INSTRUCTIONS TO FOLLOW:
Set aside the pictures and output only the lines from the one containing "Write a Python" up to and including the one containing "import seaborn as sns".

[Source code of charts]

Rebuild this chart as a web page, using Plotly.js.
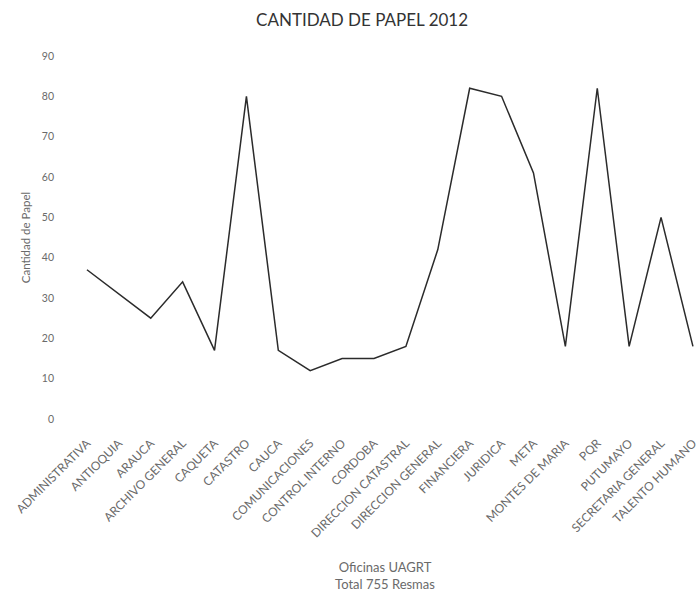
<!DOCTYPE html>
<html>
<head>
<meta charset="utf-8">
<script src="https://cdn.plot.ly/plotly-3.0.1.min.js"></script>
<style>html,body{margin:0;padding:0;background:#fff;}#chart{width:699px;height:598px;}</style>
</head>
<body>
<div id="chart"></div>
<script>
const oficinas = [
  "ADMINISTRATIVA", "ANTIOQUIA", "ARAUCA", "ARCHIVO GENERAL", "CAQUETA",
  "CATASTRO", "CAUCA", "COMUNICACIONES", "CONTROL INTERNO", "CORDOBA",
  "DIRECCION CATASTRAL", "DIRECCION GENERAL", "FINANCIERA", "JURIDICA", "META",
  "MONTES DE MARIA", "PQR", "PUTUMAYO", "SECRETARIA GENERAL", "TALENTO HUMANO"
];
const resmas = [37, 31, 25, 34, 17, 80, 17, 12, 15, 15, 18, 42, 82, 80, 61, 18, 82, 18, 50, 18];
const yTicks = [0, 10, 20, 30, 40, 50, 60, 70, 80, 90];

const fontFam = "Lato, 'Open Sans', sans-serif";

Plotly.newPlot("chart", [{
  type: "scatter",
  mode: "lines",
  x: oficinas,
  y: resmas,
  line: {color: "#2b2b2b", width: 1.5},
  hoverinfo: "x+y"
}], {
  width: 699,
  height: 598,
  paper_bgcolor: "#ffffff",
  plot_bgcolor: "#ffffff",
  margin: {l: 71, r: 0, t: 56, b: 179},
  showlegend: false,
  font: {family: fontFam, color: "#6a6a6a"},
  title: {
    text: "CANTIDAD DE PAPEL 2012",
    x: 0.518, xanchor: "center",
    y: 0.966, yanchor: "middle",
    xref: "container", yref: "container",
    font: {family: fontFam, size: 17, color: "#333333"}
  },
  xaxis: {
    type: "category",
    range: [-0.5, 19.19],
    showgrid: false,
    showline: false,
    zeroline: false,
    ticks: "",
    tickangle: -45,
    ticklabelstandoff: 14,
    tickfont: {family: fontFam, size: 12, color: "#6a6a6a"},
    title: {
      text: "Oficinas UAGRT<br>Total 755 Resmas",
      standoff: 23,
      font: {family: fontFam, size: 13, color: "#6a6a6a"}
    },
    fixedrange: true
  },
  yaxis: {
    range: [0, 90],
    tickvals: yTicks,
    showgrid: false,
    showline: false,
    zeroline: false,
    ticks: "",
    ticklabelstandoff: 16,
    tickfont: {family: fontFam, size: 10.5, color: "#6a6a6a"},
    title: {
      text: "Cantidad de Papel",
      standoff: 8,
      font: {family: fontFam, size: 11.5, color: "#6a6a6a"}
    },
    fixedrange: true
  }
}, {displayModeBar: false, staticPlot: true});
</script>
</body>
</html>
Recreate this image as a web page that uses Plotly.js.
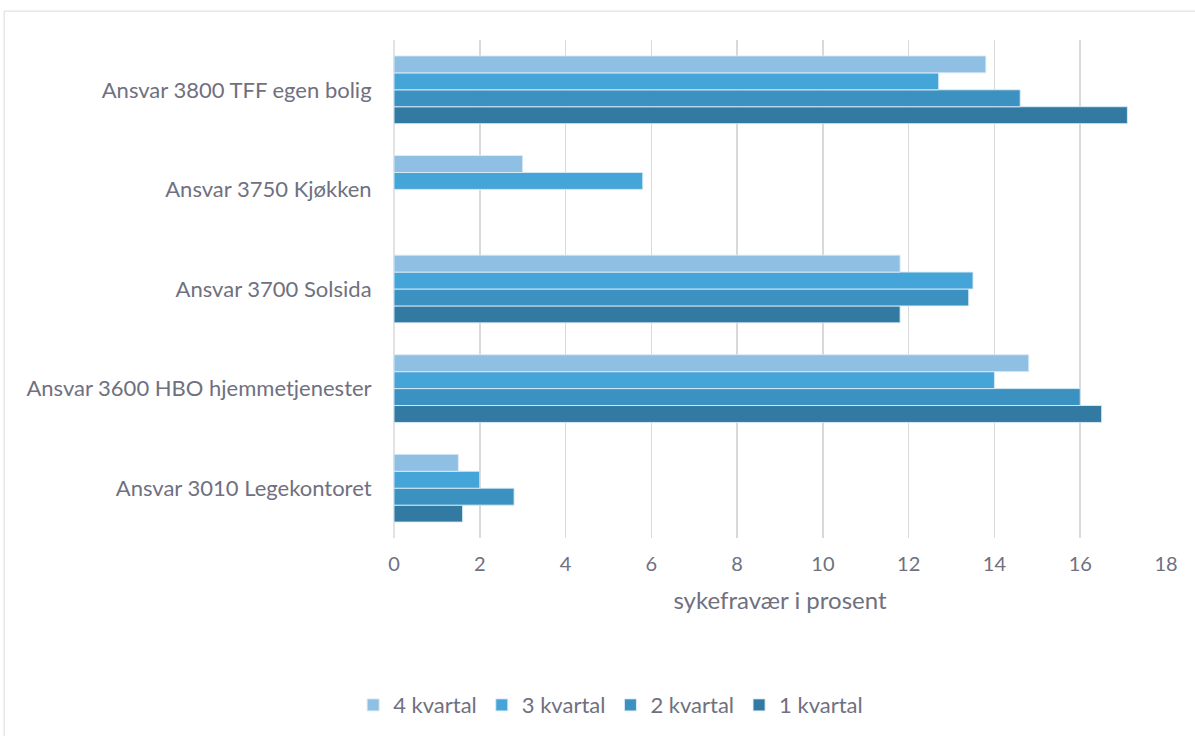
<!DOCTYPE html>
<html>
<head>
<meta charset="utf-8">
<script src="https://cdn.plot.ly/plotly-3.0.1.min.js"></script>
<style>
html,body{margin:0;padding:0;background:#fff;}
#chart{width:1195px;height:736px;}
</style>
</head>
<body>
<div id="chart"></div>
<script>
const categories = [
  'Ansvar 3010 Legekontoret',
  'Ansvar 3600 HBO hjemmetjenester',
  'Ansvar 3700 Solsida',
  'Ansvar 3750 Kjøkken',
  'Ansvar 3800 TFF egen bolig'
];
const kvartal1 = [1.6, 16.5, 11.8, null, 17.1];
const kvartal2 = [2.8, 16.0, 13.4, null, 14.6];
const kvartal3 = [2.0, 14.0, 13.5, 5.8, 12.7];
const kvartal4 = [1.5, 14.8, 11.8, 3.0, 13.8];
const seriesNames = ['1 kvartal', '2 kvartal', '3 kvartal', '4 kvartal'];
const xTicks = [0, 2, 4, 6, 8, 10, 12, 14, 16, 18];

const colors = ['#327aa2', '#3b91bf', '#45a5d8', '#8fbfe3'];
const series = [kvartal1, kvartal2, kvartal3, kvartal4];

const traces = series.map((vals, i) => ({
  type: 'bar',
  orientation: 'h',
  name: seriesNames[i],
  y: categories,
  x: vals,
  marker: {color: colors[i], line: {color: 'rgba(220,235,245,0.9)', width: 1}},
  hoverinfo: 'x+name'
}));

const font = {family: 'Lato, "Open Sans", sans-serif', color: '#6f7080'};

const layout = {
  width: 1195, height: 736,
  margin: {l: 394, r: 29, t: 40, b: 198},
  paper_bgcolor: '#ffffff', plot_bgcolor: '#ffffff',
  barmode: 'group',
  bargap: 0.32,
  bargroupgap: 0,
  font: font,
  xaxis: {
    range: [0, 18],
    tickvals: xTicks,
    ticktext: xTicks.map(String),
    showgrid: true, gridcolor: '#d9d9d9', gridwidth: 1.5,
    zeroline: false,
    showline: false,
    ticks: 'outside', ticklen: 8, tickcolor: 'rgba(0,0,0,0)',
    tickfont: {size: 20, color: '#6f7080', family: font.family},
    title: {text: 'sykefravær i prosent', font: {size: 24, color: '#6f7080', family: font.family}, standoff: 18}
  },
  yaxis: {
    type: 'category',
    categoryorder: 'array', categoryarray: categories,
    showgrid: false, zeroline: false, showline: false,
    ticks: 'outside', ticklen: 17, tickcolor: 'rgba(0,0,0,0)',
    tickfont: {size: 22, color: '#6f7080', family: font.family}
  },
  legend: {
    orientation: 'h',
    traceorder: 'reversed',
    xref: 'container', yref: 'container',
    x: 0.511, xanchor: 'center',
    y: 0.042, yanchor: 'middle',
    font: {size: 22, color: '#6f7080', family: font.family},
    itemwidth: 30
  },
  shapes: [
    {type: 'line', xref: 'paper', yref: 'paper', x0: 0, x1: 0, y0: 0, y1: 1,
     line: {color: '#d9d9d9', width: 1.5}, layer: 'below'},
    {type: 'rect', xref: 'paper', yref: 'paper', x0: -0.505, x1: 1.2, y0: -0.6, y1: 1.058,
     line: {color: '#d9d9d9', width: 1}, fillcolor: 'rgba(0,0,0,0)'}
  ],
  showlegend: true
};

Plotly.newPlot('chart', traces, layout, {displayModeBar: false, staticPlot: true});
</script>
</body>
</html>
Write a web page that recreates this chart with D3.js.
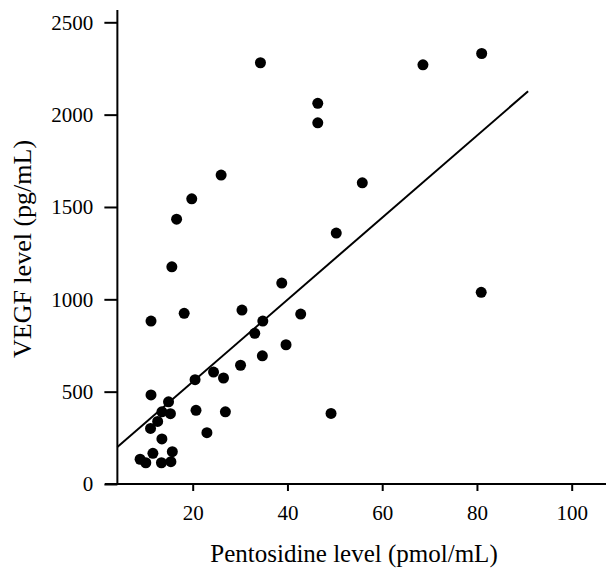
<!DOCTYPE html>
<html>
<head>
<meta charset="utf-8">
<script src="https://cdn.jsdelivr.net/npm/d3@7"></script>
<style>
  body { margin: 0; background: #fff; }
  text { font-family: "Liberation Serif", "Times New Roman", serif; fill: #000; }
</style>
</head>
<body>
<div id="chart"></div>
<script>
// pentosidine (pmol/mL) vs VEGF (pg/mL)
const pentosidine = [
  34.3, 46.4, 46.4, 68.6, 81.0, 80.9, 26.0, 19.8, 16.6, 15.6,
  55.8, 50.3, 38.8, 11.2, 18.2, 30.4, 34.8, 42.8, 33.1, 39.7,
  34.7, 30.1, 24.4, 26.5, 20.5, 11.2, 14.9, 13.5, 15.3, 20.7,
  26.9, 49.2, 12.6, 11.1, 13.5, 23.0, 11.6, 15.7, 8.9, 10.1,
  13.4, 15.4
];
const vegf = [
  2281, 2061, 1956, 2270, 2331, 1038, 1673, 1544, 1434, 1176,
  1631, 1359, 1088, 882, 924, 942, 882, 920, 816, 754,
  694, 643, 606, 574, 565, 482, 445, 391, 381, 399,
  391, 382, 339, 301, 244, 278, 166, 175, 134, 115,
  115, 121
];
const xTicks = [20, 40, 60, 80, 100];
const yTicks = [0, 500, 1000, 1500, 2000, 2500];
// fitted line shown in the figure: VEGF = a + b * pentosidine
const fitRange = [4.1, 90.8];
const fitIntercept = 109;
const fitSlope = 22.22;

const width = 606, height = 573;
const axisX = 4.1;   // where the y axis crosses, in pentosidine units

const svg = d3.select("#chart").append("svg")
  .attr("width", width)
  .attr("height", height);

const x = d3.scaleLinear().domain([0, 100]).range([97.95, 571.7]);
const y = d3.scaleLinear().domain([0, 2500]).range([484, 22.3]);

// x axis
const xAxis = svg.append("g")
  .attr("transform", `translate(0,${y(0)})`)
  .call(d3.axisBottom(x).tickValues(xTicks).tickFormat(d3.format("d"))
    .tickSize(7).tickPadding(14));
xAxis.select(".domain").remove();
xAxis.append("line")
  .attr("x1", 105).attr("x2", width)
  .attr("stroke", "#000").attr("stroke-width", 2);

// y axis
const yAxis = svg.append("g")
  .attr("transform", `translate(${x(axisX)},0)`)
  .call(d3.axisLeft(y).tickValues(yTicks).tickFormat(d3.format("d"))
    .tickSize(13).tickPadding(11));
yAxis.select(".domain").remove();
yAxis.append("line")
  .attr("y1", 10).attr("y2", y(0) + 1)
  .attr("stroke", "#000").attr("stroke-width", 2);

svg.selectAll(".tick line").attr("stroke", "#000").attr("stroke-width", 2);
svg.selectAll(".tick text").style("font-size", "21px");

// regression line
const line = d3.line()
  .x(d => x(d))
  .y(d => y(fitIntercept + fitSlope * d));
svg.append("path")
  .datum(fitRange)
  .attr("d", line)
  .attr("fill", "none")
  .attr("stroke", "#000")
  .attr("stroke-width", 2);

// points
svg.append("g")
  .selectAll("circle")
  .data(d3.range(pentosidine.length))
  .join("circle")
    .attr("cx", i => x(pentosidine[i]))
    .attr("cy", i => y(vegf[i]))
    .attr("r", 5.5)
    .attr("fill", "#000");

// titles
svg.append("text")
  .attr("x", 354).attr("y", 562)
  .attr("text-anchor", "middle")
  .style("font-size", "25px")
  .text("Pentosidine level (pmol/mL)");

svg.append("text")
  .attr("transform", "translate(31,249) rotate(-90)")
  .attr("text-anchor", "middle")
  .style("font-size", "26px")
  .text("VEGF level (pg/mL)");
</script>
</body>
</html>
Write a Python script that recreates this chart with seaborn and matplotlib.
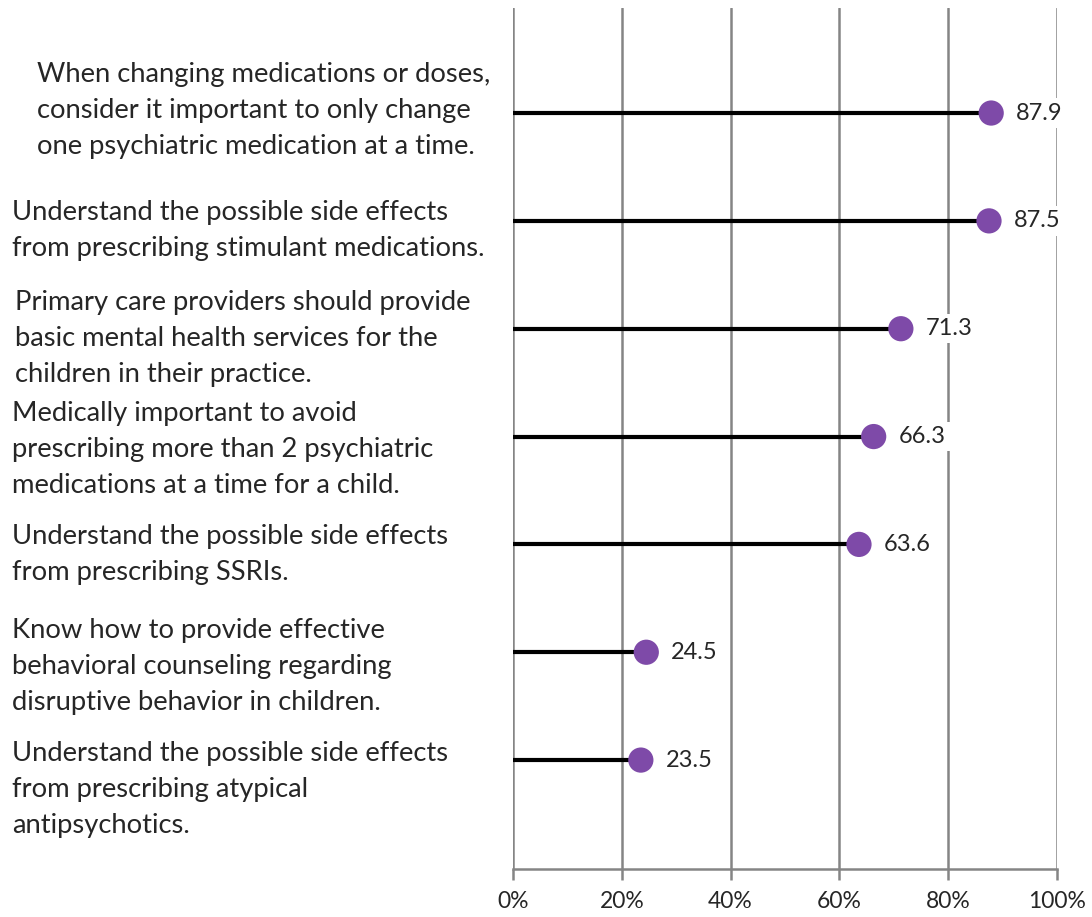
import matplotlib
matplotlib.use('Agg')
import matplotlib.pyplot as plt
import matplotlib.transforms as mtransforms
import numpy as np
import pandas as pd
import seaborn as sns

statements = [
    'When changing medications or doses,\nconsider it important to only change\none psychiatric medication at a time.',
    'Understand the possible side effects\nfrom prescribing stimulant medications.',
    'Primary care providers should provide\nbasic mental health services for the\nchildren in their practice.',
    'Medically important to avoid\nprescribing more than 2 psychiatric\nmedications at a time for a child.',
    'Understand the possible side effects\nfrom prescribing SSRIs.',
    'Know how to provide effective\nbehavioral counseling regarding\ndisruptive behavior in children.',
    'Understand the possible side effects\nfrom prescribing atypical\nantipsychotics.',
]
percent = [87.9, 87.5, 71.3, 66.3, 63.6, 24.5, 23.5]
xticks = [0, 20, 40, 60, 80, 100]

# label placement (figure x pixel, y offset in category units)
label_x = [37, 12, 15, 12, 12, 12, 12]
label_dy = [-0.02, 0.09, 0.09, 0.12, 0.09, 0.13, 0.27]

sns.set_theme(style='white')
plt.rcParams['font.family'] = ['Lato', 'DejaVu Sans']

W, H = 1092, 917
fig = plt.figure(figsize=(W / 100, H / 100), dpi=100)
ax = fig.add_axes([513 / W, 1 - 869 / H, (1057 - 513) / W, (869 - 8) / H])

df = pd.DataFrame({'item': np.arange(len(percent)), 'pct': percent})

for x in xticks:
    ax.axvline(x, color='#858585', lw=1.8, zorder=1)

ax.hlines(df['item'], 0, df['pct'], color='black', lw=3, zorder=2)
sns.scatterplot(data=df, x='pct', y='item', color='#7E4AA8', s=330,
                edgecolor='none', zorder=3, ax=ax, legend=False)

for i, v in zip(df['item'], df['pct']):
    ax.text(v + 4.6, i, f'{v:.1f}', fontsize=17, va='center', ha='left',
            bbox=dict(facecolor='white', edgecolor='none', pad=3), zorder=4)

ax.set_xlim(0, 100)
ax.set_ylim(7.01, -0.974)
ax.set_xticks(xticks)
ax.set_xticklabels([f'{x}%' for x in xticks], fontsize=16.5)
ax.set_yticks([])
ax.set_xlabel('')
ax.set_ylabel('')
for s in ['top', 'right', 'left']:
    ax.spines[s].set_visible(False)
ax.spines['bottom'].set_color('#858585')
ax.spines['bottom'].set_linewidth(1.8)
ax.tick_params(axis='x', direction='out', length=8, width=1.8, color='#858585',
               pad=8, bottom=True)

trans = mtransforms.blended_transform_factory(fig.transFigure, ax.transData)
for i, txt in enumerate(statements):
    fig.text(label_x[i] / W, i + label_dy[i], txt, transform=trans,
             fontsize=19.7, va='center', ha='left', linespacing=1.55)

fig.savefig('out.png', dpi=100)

RESULT OF THIS EXERCISE:
Write a Python script that recreates this chart with seaborn and matplotlib.
import matplotlib
matplotlib.use('Agg')
import matplotlib.pyplot as plt
import matplotlib.transforms as mtransforms
import numpy as np
import pandas as pd
import seaborn as sns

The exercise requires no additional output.